Ostensibly through the lens of a roving cameraman seen documenting the event, we meet psychologist/programmer Martin Beuscher (Dazed and Confused's Wiley Wiggins) who can't fathom why his state-of-the-art upgrade plays counterintuitively against non-human opponents; his skittish junior partner, Peter Bishton (Austin-based editor Patrick Riester), who never quite finds his romantic footing with the competition's much-ballyhooed “first-ever woman,” Shelly Flintic (Robin Schwartz, another Austin-based editor); and a portly British techie named Les Carbray (real-life software developer James Curry) who prepares at the bar. “A man on three scotches could program his way out of any problem in the world,” he shares. Even the nerds who are essentially featured extras add distinctive nuttiness to the ensemble, such as the programmer named Luke whose computer is also called Luke, as is his software.

The scene-stealing wild card, however, is freeloading freelancer Michael Papageorge (Funny Ha Ha's Myles Paige), a blowhard entrant who will disrupt just about everyone else throughout the weekend while looking for a place to lay his head each night. Wandering, sometimes dancing through the drab halls—along with a multiplying population of stray cats that improbably suggests the rise of the Internet itself—Papageorge's interpersonal skirmishes with his rivals have higher dramatic stakes than the tournament itself. He deals with game organizers, some philosophical pot-smokers and a cryptically appearing prostitute who must have escaped from David Lynch's oeuvre.

There is no third-act “who will win?” underdog tension because this isn't a sports movie. If anything, the bigger fight is “who will get the conference room?” between the gamers and a couples-therapy seminar led by an African guru whose New Age registrants reenact births and molest loaves of bread as if Theater of the Absurd performers. The film's keystone, in turn, is a disconcertingly waggish scene in which two of the therapy-seekers (veteran Austin actors Chris Doubek and Cyndi Williams) bring back to their room young Peter, shyly unaware that he's about to be uncomfortably propositioned; the logical and the spiritual have locked horns.

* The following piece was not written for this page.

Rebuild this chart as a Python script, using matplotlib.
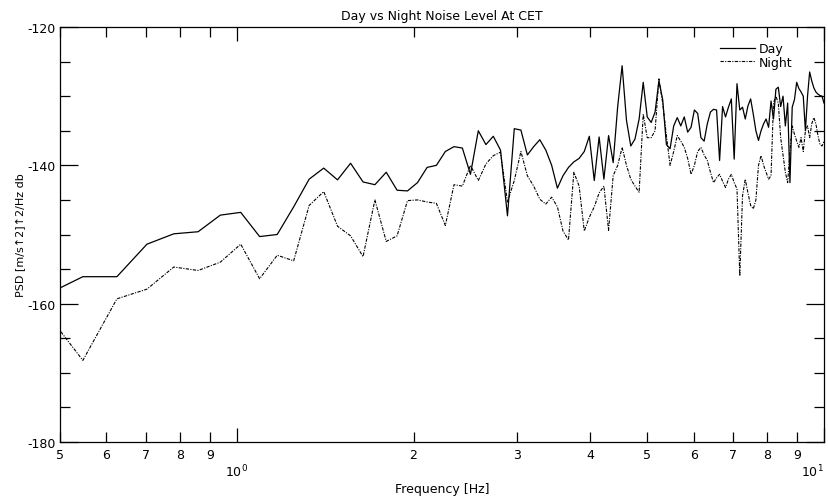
import numpy as np
import matplotlib
matplotlib.use("Agg")
import matplotlib.pyplot as plt
from matplotlib.ticker import FixedLocator, FixedFormatter

# frequency bins (df = 0.078125 Hz), bins 6..128
freq = np.arange(6, 129) * 0.078125

day = [
    -158.9, -156.1, -156.1, -151.4, -149.9, -149.6, -147.2, -146.8, -150.3, -150.0,   # k6-15
    -146.0, -142.0, -140.4, -142.1, -139.7, -142.4, -142.8, -141.0, -143.6, -143.7,   # k16-25
    -142.5, -140.3, -140.0, -138.0, -137.3, -137.5, -141.3, -135.0, -137.0, -135.8,   # k26-35
    -137.8, -147.3, -134.7, -134.9, -138.5, -137.3, -136.3, -137.8, -140.0, -143.3,   # k36-45
    -141.5, -140.3, -139.5, -139.0, -138.0, -135.8, -142.2, -135.9, -142.0, -135.7,   # k46-55
    -139.6, -131.5, -125.6, -133.5, -137.2, -136.2, -133.3, -128.0, -133.0, -133.8,   # k56-65
    -132.3, -127.8, -130.5, -137.0, -137.6, -134.3, -133.1, -134.3, -133.0, -135.2,   # k66-75
    -134.5, -132.0, -132.5, -136.0, -136.5, -134.0, -132.3, -131.9, -132.0, -139.3,   # k76-85
    -131.5, -133.0, -131.6, -130.4, -139.1, -128.2, -132.0, -131.6, -133.3, -131.4,   # k86-95
    -130.4, -132.6, -135.0, -136.4, -135.0, -134.0, -133.3, -134.5, -130.7, -133.3,   # k96-105
    -129.0, -128.7, -131.5, -130.0, -134.3, -131.0, -142.5, -131.6, -130.5, -128.0,   # k106-115
    -128.9, -129.4, -130.0, -135.0, -130.0, -126.5, -127.8, -128.8, -129.4, -129.7,   # k116-125
    -129.9, -130.0, -131.0,                                                           # k126-128
]

night = [
    -160.8, -168.2, -159.3, -157.9, -154.7, -155.2, -154.0, -151.4, -156.4, -153.0,   # k6-15
    -153.8, -145.8, -143.8, -148.8, -150.2, -153.2, -145.0, -151.0, -150.2, -145.1,   # k16-25
    -145.0, -145.3, -145.5, -148.7, -142.8, -143.0, -140.0, -142.2, -139.8, -138.6,   # k26-35
    -138.1, -145.3, -142.2, -138.0, -141.5, -143.0, -144.9, -145.6, -144.6, -146.0,   # k36-45
    -149.5, -150.8, -141.0, -143.0, -149.5, -147.5, -146.0, -144.0, -143.0, -149.4,   # k46-55
    -141.5, -140.0, -137.4, -140.0, -142.0, -143.0, -143.9, -132.6, -136.0, -136.0,   # k56-65
    -135.0, -127.5, -131.0, -135.7, -140.0, -138.0, -135.7, -136.5, -137.4, -139.0,   # k66-75
    -141.3, -140.0, -138.0, -137.4, -138.5, -139.3, -141.0, -142.5, -141.8, -141.3,   # k76-85
    -142.3, -143.2, -142.0, -141.3, -142.5, -143.4, -156.0, -144.4, -142.0, -144.0,   # k86-95
    -145.8, -146.3, -145.0, -140.0, -138.6, -140.0, -141.0, -142.0, -141.5, -131.0,   # k96-105
    -130.0, -131.0, -136.0, -138.5, -141.0, -142.5, -138.0, -134.3, -135.5, -136.5,   # k106-115
    -137.4, -136.0, -138.0, -135.0, -134.3, -136.0, -134.0, -133.1, -134.0, -135.7,   # k116-125
    -137.0, -137.2, -136.5,                                                           # k126-128
]

minor_pos = [0.5, 0.6, 0.7, 0.8, 0.9, 2, 3, 4, 5, 6, 7, 8, 9]
minor_lab = ["5", "6", "7", "8", "9", "2", "3", "4", "5", "6", "7", "8", "9"]
major_pos = [1, 10]
major_lab = ["$10^0$", "$10^1$"]
y_major = [-180, -160, -140, -120]
y_minor = [-175, -170, -165, -155, -150, -145, -135, -130, -125]

plt.rcParams["font.family"] = ["DejaVu Sans"]
plt.rcParams["axes.unicode_minus"] = False

fig = plt.figure(figsize=(8.29, 5.02), dpi=100)
ax = fig.add_axes([60/829, 59/502, 764/829, 415/502])

ax.plot(freq, day, color="black", lw=0.9, label="Day")
ax.plot(freq, night, color="black", lw=0.8, linestyle=(0, (3, 1.2, 1, 1.2)), label="Night")

ax.set_xscale("log")
ax.set_xlim(0.5, 10)
ax.set_ylim(-180, -120)

ax.xaxis.set_major_locator(FixedLocator(major_pos))
ax.xaxis.set_major_formatter(FixedFormatter(major_lab))
ax.xaxis.set_minor_locator(FixedLocator(minor_pos))
ax.xaxis.set_minor_formatter(FixedFormatter(minor_lab))
ax.yaxis.set_major_locator(FixedLocator(y_major))
ax.yaxis.set_minor_locator(FixedLocator(y_minor))

ax.tick_params(which="both", direction="in", top=True, right=True,
               labelsize=9, width=0.9, color="black")
ax.tick_params(axis="x", which="major", length=10, pad=15)
ax.tick_params(axis="x", which="minor", length=7, pad=4)
ax.tick_params(axis="y", which="major", length=13, pad=3)
ax.tick_params(axis="y", which="minor", length=7)

for s in ax.spines.values():
    s.set_linewidth(0.9)

ax.set_title("Day vs Night Noise Level At CET", fontsize=9, pad=6)
ax.set_xlabel("Frequency [Hz]", fontsize=9, labelpad=2)
ax.set_ylabel("PSD [m/s↑2]↑2/Hz db", fontsize=8, labelpad=2)

leg = ax.legend(loc="upper right", bbox_to_anchor=(0.97, 0.985), frameon=False,
                fontsize=9, handlelength=2.8, handletextpad=0.3,
                labelspacing=0.05, borderpad=0.2)

fig.canvas.draw()
majlabels = ax.xaxis.get_majorticklabels()
if len(majlabels) >= 2:
    majlabels[-1].set_horizontalalignment("right")

fig.savefig("out.png", dpi=100)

Such minor-key moments are when Computer Chess reveals its markings as a Bujalski film, when the friction between characters is delicately charged by miscommunication and graceless responses, often well-intentioned. The improvisational feel might read as haphazard to some, but Bujalski's script and seemingly paradoxical stylizations are actually quite formal (the deliriously clipped editing and intermittently out-of-sync dialogue are calculated decisions, not human errors—get it?), including a deceptively not-so-random blip of color that subverts the sudden-vibrancy effect of a Wings of Desire or Schindler's List by showing an even simpler past than the one we've already been watching with contemporary eyes. In past interviews, Bujalski has labeled himself a contrarian, which seems valid to say of a dramatist who finds catharsis in what's not being said, plainness in obtuse tech jargon and tender optimism in the historical run-up to technophobic fears. This is a very odd, weird, strange, idiosyncratic film. I don't know how many ways I can say it.